▶ [WRITTEN INSTRUCTION]
Return each line of the data below verbatim; pictures are to be left out.

▶ [DATASET RECORDS]
____________________

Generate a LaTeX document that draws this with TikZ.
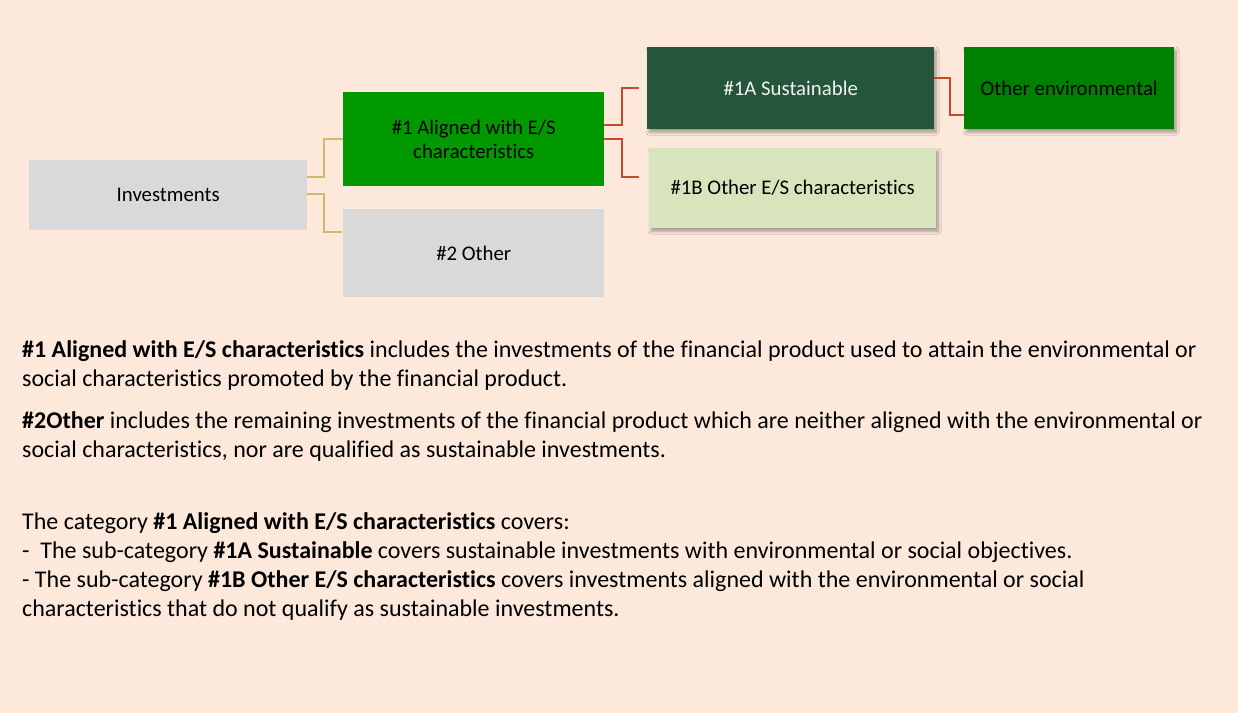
\documentclass[tikz,border=0pt]{standalone}
\usepackage{fontspec}
\setmainfont[Ligatures={NoCommon}]{Carlito}
\usetikzlibrary{shadows.blur,calc}
\definecolor{bgpeach}{HTML}{FCE9DB}
\definecolor{boxgray}{HTML}{D9D9D9}
\definecolor{brightgreen}{HTML}{009900}
\definecolor{darkgreen}{HTML}{25553B}
\definecolor{envgreen}{HTML}{008000}
\definecolor{palegreen}{HTML}{D8E4BC}
\definecolor{tanline}{HTML}{CDBB6E}
\definecolor{redline}{HTML}{C8482C}
\definecolor{whitetext}{HTML}{F2F2F2}
\tikzset{
  box/.style={rectangle, anchor=north west, inner sep=0pt, align=center,
    font=\fontsize{20.8}{24}\selectfont, text=black},
  shadowed/.style={blur shadow={shadow xshift=2pt, shadow yshift=-3pt, shadow blur steps=8, shadow blur radius=3pt, shadow opacity=35}},
  tanconn/.style={draw=tanline, line width=2pt},
  redconn/.style={draw=redline, line width=2pt},
  para/.style={anchor=base west, inner sep=0pt, font=\fontsize{24}{28}\selectfont, text=black}
}
\begin{document}
\begin{tikzpicture}[x=1pt,y=-1pt]
\fill[bgpeach] (0,0) rectangle (1238,713);
\useasboundingbox (0,0) rectangle (1238,713);

\node[box, fill=boxgray, minimum width=278pt, minimum height=70pt] (inv) at (29,160) {Investments};
\node[box, fill=brightgreen, minimum width=261pt, minimum height=94pt] (a1) at (343,92) {\#1 Aligned with E/S\\characteristics};
\node[box, fill=boxgray, minimum width=261pt, minimum height=88pt] (o2) at (343,209) {\#2 Other};
\node[box, shadowed, fill=darkgreen, text=whitetext, minimum width=287pt, minimum height=82pt] (s1a) at (647,47) {\#1A Sustainable};
\node[box, shadowed, fill=envgreen, minimum width=210pt, minimum height=82pt] (env) at (964,47) {Other environmental};
\node[box, shadowed, fill=palegreen, minimum width=287pt, minimum height=80pt] (b1) at (649,148) {\#1B Other E/S characteristics};

\draw[tanconn] ([yshift=-17pt]inv.north east) -- ++(17,0) |- (a1.west);
\draw[tanconn] ([yshift=1pt]inv.east) -- ++(17,0) |- ([xshift=-1pt,yshift=-23pt]o2.north west);
\draw[redconn] ([yshift=-33pt]a1.north east) -- ++(18,0) |- ([xshift=-8pt]s1a.west);
\draw[redconn] (a1.east) -- ++(18,0) |- ([xshift=-10pt,yshift=-29pt]b1.north west);
\draw[redconn] ([yshift=-31pt]s1a.north east) -- ++(16,0) |- ([yshift=-68pt]env.north west);

\node[para] (t1) at (22,357) {\textbf{\#1 Aligned with E/S characteristics} includes the investments of the financial product used to attain the environmental or};
\node[para] (t2) at (22,386) {social characteristics promoted by the financial product.};
\node[para] (t3) at (22,428) {\textbf{\#2Other} includes the remaining investments of the financial product which are neither aligned with the environmental or};
\node[para] (t4) at (22,457) {social characteristics, nor are qualified as sustainable investments.};
\node[para] (t5) at (22,529) {The category \textbf{\#1 Aligned with E/S characteristics} covers:};
\node[para] (t6) at (22,558) {-\ \ The sub-category \textbf{\#1A Sustainable} covers sustainable investments with environmental or social objectives.};
\node[para] (t7) at (22,587) {- The sub-category \textbf{\#1B Other E/S characteristics} covers investments aligned with the environmental or social};
\node[para] (t8) at (22,616) {characteristics that do not qualify as sustainable investments.};
\end{tikzpicture}
\end{document}
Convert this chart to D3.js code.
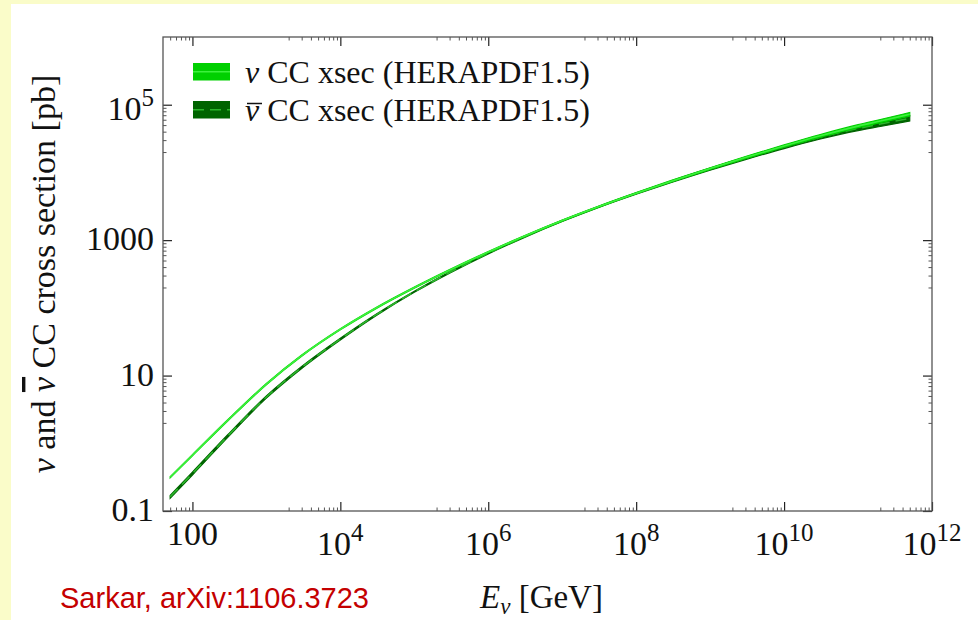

____________________

▶ [EXERCISE RESPONSE]
Generate a LaTeX document that draws this with TikZ.
\documentclass[tikz,border=0pt]{standalone}
\usepackage{fontspec}
\setmainfont[Ligatures={NoCommon}]{Carlito}
\usetikzlibrary{shadows.blur,calc}
\definecolor{bgpeach}{HTML}{FCE9DB}
\definecolor{boxgray}{HTML}{D9D9D9}
\definecolor{brightgreen}{HTML}{009900}
\definecolor{darkgreen}{HTML}{25553B}
\definecolor{envgreen}{HTML}{008000}
\definecolor{palegreen}{HTML}{D8E4BC}
\definecolor{tanline}{HTML}{CDBB6E}
\definecolor{redline}{HTML}{C8482C}
\definecolor{whitetext}{HTML}{F2F2F2}
\tikzset{
  box/.style={rectangle, anchor=north west, inner sep=0pt, align=center,
    font=\fontsize{20.8}{24}\selectfont, text=black},
  shadowed/.style={blur shadow={shadow xshift=2pt, shadow yshift=-3pt, shadow blur steps=8, shadow blur radius=3pt, shadow opacity=35}},
  tanconn/.style={draw=tanline, line width=2pt},
  redconn/.style={draw=redline, line width=2pt},
  para/.style={anchor=base west, inner sep=0pt, font=\fontsize{24}{28}\selectfont, text=black}
}
\begin{document}
\begin{tikzpicture}[x=1pt,y=-1pt]
\fill[bgpeach] (0,0) rectangle (1238,713);
\useasboundingbox (0,0) rectangle (1238,713);

\node[box, fill=boxgray, minimum width=278pt, minimum height=70pt] (inv) at (29,160) {Investments};
\node[box, fill=brightgreen, minimum width=261pt, minimum height=94pt] (a1) at (343,92) {\#1 Aligned with E/S\\characteristics};
\node[box, fill=boxgray, minimum width=261pt, minimum height=88pt] (o2) at (343,209) {\#2 Other};
\node[box, shadowed, fill=darkgreen, text=whitetext, minimum width=287pt, minimum height=82pt] (s1a) at (647,47) {\#1A Sustainable};
\node[box, shadowed, fill=envgreen, minimum width=210pt, minimum height=82pt] (env) at (964,47) {Other environmental};
\node[box, shadowed, fill=palegreen, minimum width=287pt, minimum height=80pt] (b1) at (649,148) {\#1B Other E/S characteristics};

\draw[tanconn] ([yshift=-17pt]inv.north east) -- ++(17,0) |- (a1.west);
\draw[tanconn] ([yshift=1pt]inv.east) -- ++(17,0) |- ([xshift=-1pt,yshift=-23pt]o2.north west);
\draw[redconn] ([yshift=-33pt]a1.north east) -- ++(18,0) |- ([xshift=-8pt]s1a.west);
\draw[redconn] (a1.east) -- ++(18,0) |- ([xshift=-10pt,yshift=-29pt]b1.north west);
\draw[redconn] ([yshift=-31pt]s1a.north east) -- ++(16,0) |- ([yshift=-68pt]env.north west);

\node[para] (t1) at (22,357) {\textbf{\#1 Aligned with E/S characteristics} includes the investments of the financial product used to attain the environmental or};
\node[para] (t2) at (22,386) {social characteristics promoted by the financial product.};
\node[para] (t3) at (22,428) {\textbf{\#2Other} includes the remaining investments of the financial product which are neither aligned with the environmental or};
\node[para] (t4) at (22,457) {social characteristics, nor are qualified as sustainable investments.};
\node[para] (t5) at (22,529) {The category \textbf{\#1 Aligned with E/S characteristics} covers:};
\node[para] (t6) at (22,558) {-\ \ The sub-category \textbf{\#1A Sustainable} covers sustainable investments with environmental or social objectives.};
\node[para] (t7) at (22,587) {- The sub-category \textbf{\#1B Other E/S characteristics} covers investments aligned with the environmental or social};
\node[para] (t8) at (22,616) {characteristics that do not qualify as sustainable investments.};
\end{tikzpicture}
\end{document}
Convert this chart to D3.js code.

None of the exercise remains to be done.